The audio is presented in lossless PCM 1.0 mono and sounds surprisingly good with all things considered. I found some of the dialogue sounded a bit muffled (the supplements mention that there were sometimes issues recording Raimu) but since it is in French and comes with English subtitles it’s not so much of an issue. Volume levels and range are limited, and there can be a slight edge in the higher ends but the track is otherwise clean.

6/10

SUPPLEMENTS

Criterion’s Marseille Trilogy box set presents all three films on their own dual-layer discs and each disc comes with their own selection of special features. This review will only focus on the features found on the disc for Marius.

Director Bertrand Tavernier first offers an introduction to the films in the set. The 20-minute discussion can be a bit dry but he explains the background to Pagnol’s plays and then the eventual film adaptations (though César was written exclusively for the screen). From here he talks a bit about Pagnol’s excitement over the film medium, at least when sound finally became a reality (and he was no longer limited by a stage) and talks a bit about the more cinematic elements found in the film versions.

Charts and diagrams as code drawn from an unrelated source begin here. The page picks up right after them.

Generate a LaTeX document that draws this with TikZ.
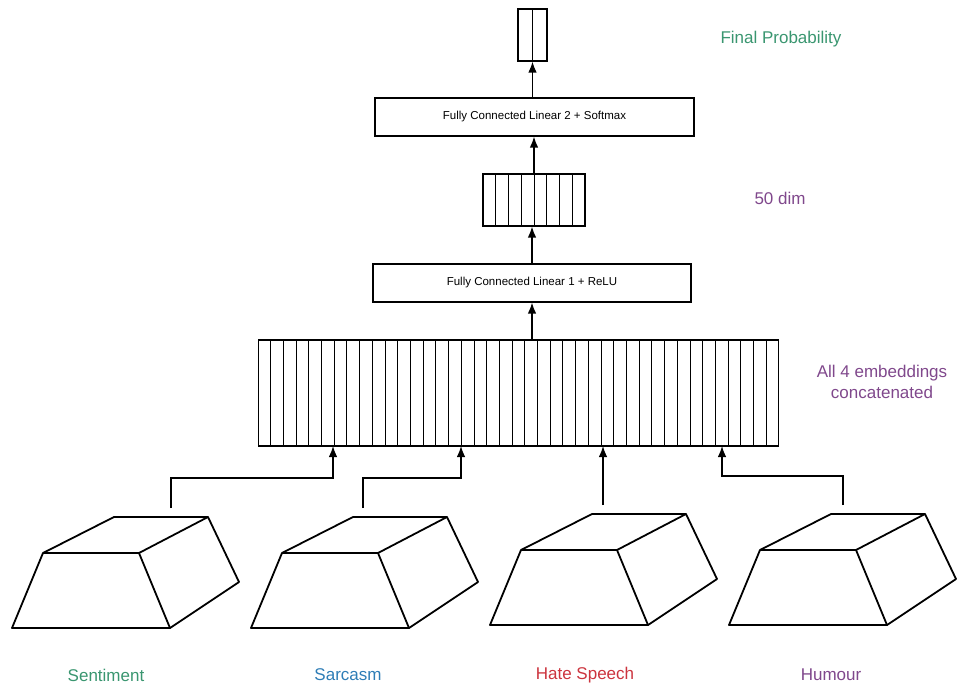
\documentclass[tikz,border=0pt]{standalone}
\usepackage{fontspec}
\setmainfont{Liberation Sans}
\usetikzlibrary{arrows.meta,positioning,calc}
\definecolor{labgreen}{RGB}{58,150,112}
\definecolor{labblue}{RGB}{46,125,182}
\definecolor{labred}{RGB}{204,52,62}
\definecolor{labpurple}{RGB}{128,72,140}
\tikzset{
    layer box/.style={rectangle, draw, line width=1.2pt, inner sep=0pt, align=center, font=\fontsize{11.5}{13}\selectfont},
    vec box/.style={rectangle, draw, line width=1.2pt, inner sep=0pt},
    cell line/.style={line width=1pt},
    side label/.style={font=\fontsize{17}{21}\selectfont, align=center},
    prism edge/.style={line width=1.8pt, line join=round},
    prism/.pic={
        \draw[prism edge] (0,0) -- (158,0) -- (127,-75) -- (31,-75) -- cycle;
        \draw[prism edge] (31,-75) -- (102,-111) -- (196,-111) -- (127,-75);
        \draw[prism edge] (196,-111) -- (227,-46) -- (158,0);
    }
}
\begin{document}
\begin{tikzpicture}[x=1pt, y=-1pt,
	>={Latex[length=11pt,width=8.5pt]},
	feed/.style={->, line width=1.3pt}]
	\useasboundingbox (0,0) rectangle (957,684);
	% layers
	\node[vec box, minimum width=29pt, minimum height=52pt] (probvec) at (532.5,35) {};
	\draw[cell line] (probvec.north) -- (probvec.south);
	\node[layer box, minimum width=319pt, minimum height=38pt] (fc2) at (534.5,117) {Fully Connected Linear 2 + Softmax};
	\node[vec box, minimum width=102pt, minimum height=52pt] (dimvec) at (534,200) {};
	\foreach \k in {1,...,7}
		\draw[cell line] ($(dimvec.north west)!\k/8!(dimvec.north east)$) -- ($(dimvec.south west)!\k/8!(dimvec.south east)$);
	\node[layer box, minimum width=318pt, minimum height=38pt] (fc1) at (532,283) {Fully Connected Linear 1 + ReLU};
	\node[vec box, minimum width=520pt, minimum height=106pt] (concat) at (518.5,393) {};
	\foreach \k in {1,...,40}
		\draw[cell line] ($(concat.north west)!\k/41!(concat.north east)$) -- ($(concat.south west)!\k/41!(concat.south east)$);
	% encoders
	\pic at (12,628) {prism};
	\pic at (251,628) {prism};
	\pic at (490,625) {prism};
	\pic at (729,625) {prism};
	\coordinate (sentTop) at (171,508);
	\coordinate (sarcTop) at (363,508);
	\coordinate (hateTop) at (603,505);
	\coordinate (humTop) at (843,505);
	\coordinate (sentIn) at (333,446);
	\coordinate (sarcIn) at (461,446);
	\coordinate (hateIn) at (603,446);
	\coordinate (humIn) at (722,446);
	% connectors
	\draw[feed] (sentTop) -- ++(0,-30) -| (sentIn);
	\draw[feed] (sarcTop) -- ++(0,-30) -| (sarcIn);
	\draw[feed] (hateTop) -- (hateIn);
	\draw[feed] (humTop) -- ++(0,-29) -| (humIn);
	\draw[feed] (concat.north -| fc1.south) -- (fc1.south);
	\draw[feed] (fc1.north) -- (fc1.north |- dimvec.south);
	\draw[feed] (dimvec.north) -- (dimvec.north |- fc2.south);
	\draw[feed] (fc2.north -| probvec.south) -- (probvec.south);
	% labels
	\node[side label, text=labgreen] (finallab) at (781,39) {Final Probability};
	\node[side label, text=labpurple] (dimlab) at (780,198) {50 dim};
	\node[side label, text=labpurple] (concatlab) at (882,382) {All 4 embeddings\\concatenated};
	\node[side label, text=labgreen] (sentlab) at (106,675) {Sentiment};
	\node[side label, text=labblue] (sarclab) at (348,675) {Sarcasm};
	\node[side label, text=labred] (hatelab) at (585,675) {Hate Speech};
	\node[side label, text=labpurple] (humlab) at (831,675) {Humour};
\end{tikzpicture}
\end{document}
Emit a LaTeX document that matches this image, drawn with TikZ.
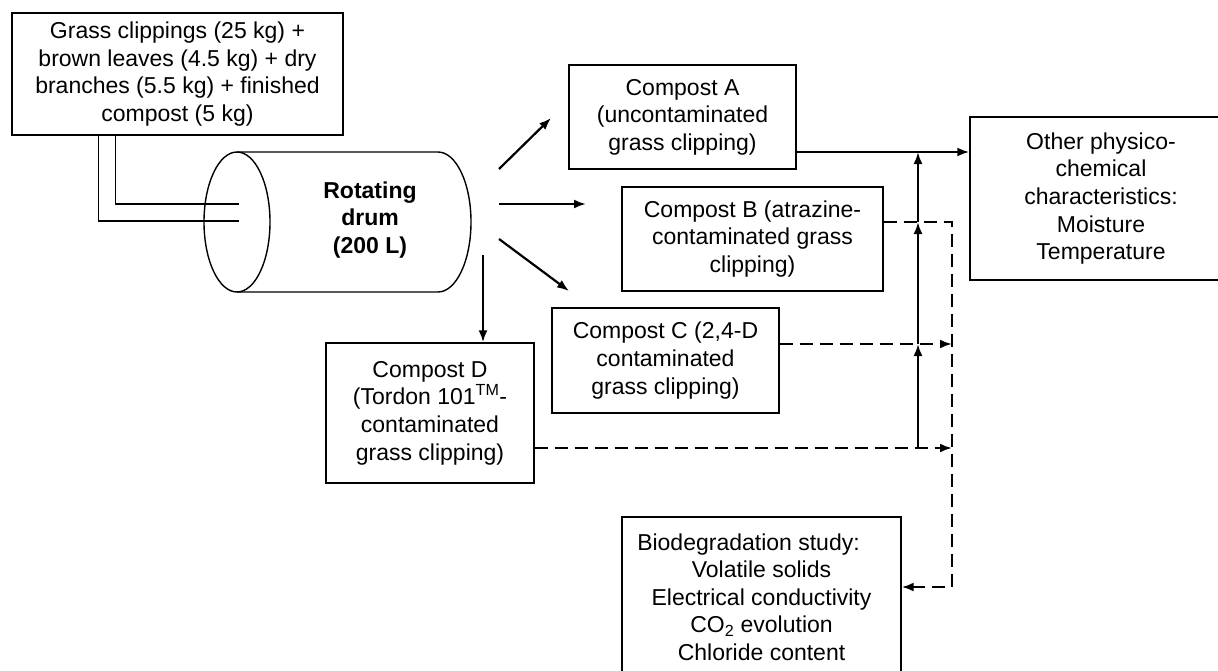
\documentclass[tikz,border=0pt]{standalone}
\usepackage{fontspec}
\setmainfont{Liberation Sans}
\usetikzlibrary{arrows.meta}
\tikzset{
  box/.style={draw, line width=1.4pt, inner sep=0pt, align=center},
  flow/.style={line width=2.2pt, -{Latex[length=12pt,width=9pt]}},
  feedline/.style={line width=1.6pt},
  dashline/.style={dash pattern=on 13pt off 7pt},
}

\begin{document}
\begin{tikzpicture}[x=1pt, y=-1pt, font=\fontsize{23}{27.6}\selectfont]
			%%%%% START %%%%%
			\useasboundingbox (0,0) rectangle (1218,670);
			
			% boxes
			\node[box, minimum width=331, minimum height=122] (feed) at (177.5,74)
				{Grass clippings (25 kg) +\\ brown leaves (4.5 kg) + dry\\ branches (5.5 kg) + finished\\ compost (5 kg)};
			\node[box, minimum width=227, minimum height=104] (A) at (682.5,117)
				{Compost A\\ (uncontaminated\\ grass clipping)};
			\node[box, minimum width=261, minimum height=104] (B) at (752.5,239)
				{Compost B (atrazine-\\ contaminated grass\\ clipping)};
			\node[box, minimum width=227, minimum height=105] (C) at (665.5,360.5)
				{Compost C (2,4-D\\ contaminated\\ grass clipping)};
			\node[box, minimum width=208, minimum height=140] (D) at (430,413)
				{Compost D\\ (Tordon 101\textsuperscript{TM}-\\ contaminated\\ grass clipping)};
			\node[box, minimum width=262, minimum height=163] (other) at (1101,198.5)
				{Other physico-\\ chemical\\ characteristics:\\ Moisture\\ Temperature};
			\node[box, minimum width=279, minimum height=160] (bio) at (761.5,597)
				{Biodegradation study:\rule{26pt}{0pt}\\ Volatile solids\\ Electrical conductivity\\ CO\textsubscript{2} evolution\\ Chloride content};
			
			% drum
			\draw[line width=1.4pt] (237,222) ellipse [x radius=33, y radius=70];
			\draw[line width=1.4pt] (237,152) -- (438,152) arc[start angle=-90, end angle=90, x radius=33, y radius=70] -- (237,292);
			\node[font=\fontsize{23}{27.6}\selectfont\bfseries, align=center] (drum) at (370,220) {Rotating\\ drum\\ (200 L)};
			
			% feed into drum
			\coordinate (inhi) at (239,204);
			\coordinate (inlo) at (239,221);
			\draw[feedline] ([xshift=104pt]feed.south west) |- (inhi);
			\draw[feedline] ([xshift=87pt]feed.south west) |- (inlo);
			
			% drum outlets
			\coordinate (oA) at (499,169);
			\coordinate (oB) at (499,204);
			\coordinate (oC) at (499,239);
			\coordinate (oD) at (483,255);
			\draw[flow] (oA) -- (551,118);
			\draw[flow] (oB) -- (586,204);
			\draw[flow] (oC) -- (569,291);
			\draw[flow] (oD) -- (oD |- D.north);
			
			% junctions
			\coordinate (sA) at (918,152);
			\coordinate (sB) at (918,222);
			\coordinate (sC) at (918,344);
			\coordinate (sD) at (918,448);
			\coordinate (tB) at (952,222);
			\coordinate (tE) at (952,587);
			
			\draw[flow] (A.east |- sA) -- (other.west |- sA);
			\draw[flow] (sD) -- (sC);
			\draw[flow] (sC) -- (sB);
			\draw[flow] (sB) -- (sA);
			
			\draw[flow, dashline] (B.east |- sB) -- (tB) -- (tE) -- (bio.east |- tE);
			\draw[flow, dashline] (C.east |- sC) -- (sC -| tB);
			\draw[flow, dashline] (D.east |- sD) -- (sD -| tB);
			%%%%% END %%%%%
\end{tikzpicture}
\end{document}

Marcel Pagnol’s grandson Nicolas Pagnol next discusses the films and the process of restoring them. He also shares various stories about his grandfather, who was apparently quite good at charming his way through things (he was called a “charming liar”) and then shares stories about the productions of the films and then other stories about the films’ star, Raimu. Tavernier touches somewhat on these things but Pagnol expands on these items and proves to be a more interesting subject. It runs about 30-minutes.

Brett Bowles, associate professor of French film studies at Indiana University, next offers a visual essay on Pagnol’s Poetic Realism, examining the look of each film and how more cinematic each one became, with Fanny taking on a rather complex tracking shot (a little rough around the edges mind you) that could be seen as a precursor to the French New Wave, and then César’s more complex camerawork. He also looks at the successes of each film (César being one of the most anticipated films of the time) before going over the remakes and newer stage adaptations. It proves to be one of the more fascinating features in the entire set, though one should be warned that there are spoilers galore for each of the films so I recommend watching it after having seen each film.

A theatrical trailer for the Janus Films release of the new restorations then closes off the disc.

6/10

CLOSING

This disc offers an impressive opening to the set. The transfer and restoration are really incredible, well beyond what I would have expected for the film, and the supplements, for the most part, prove fascinating and invaluable.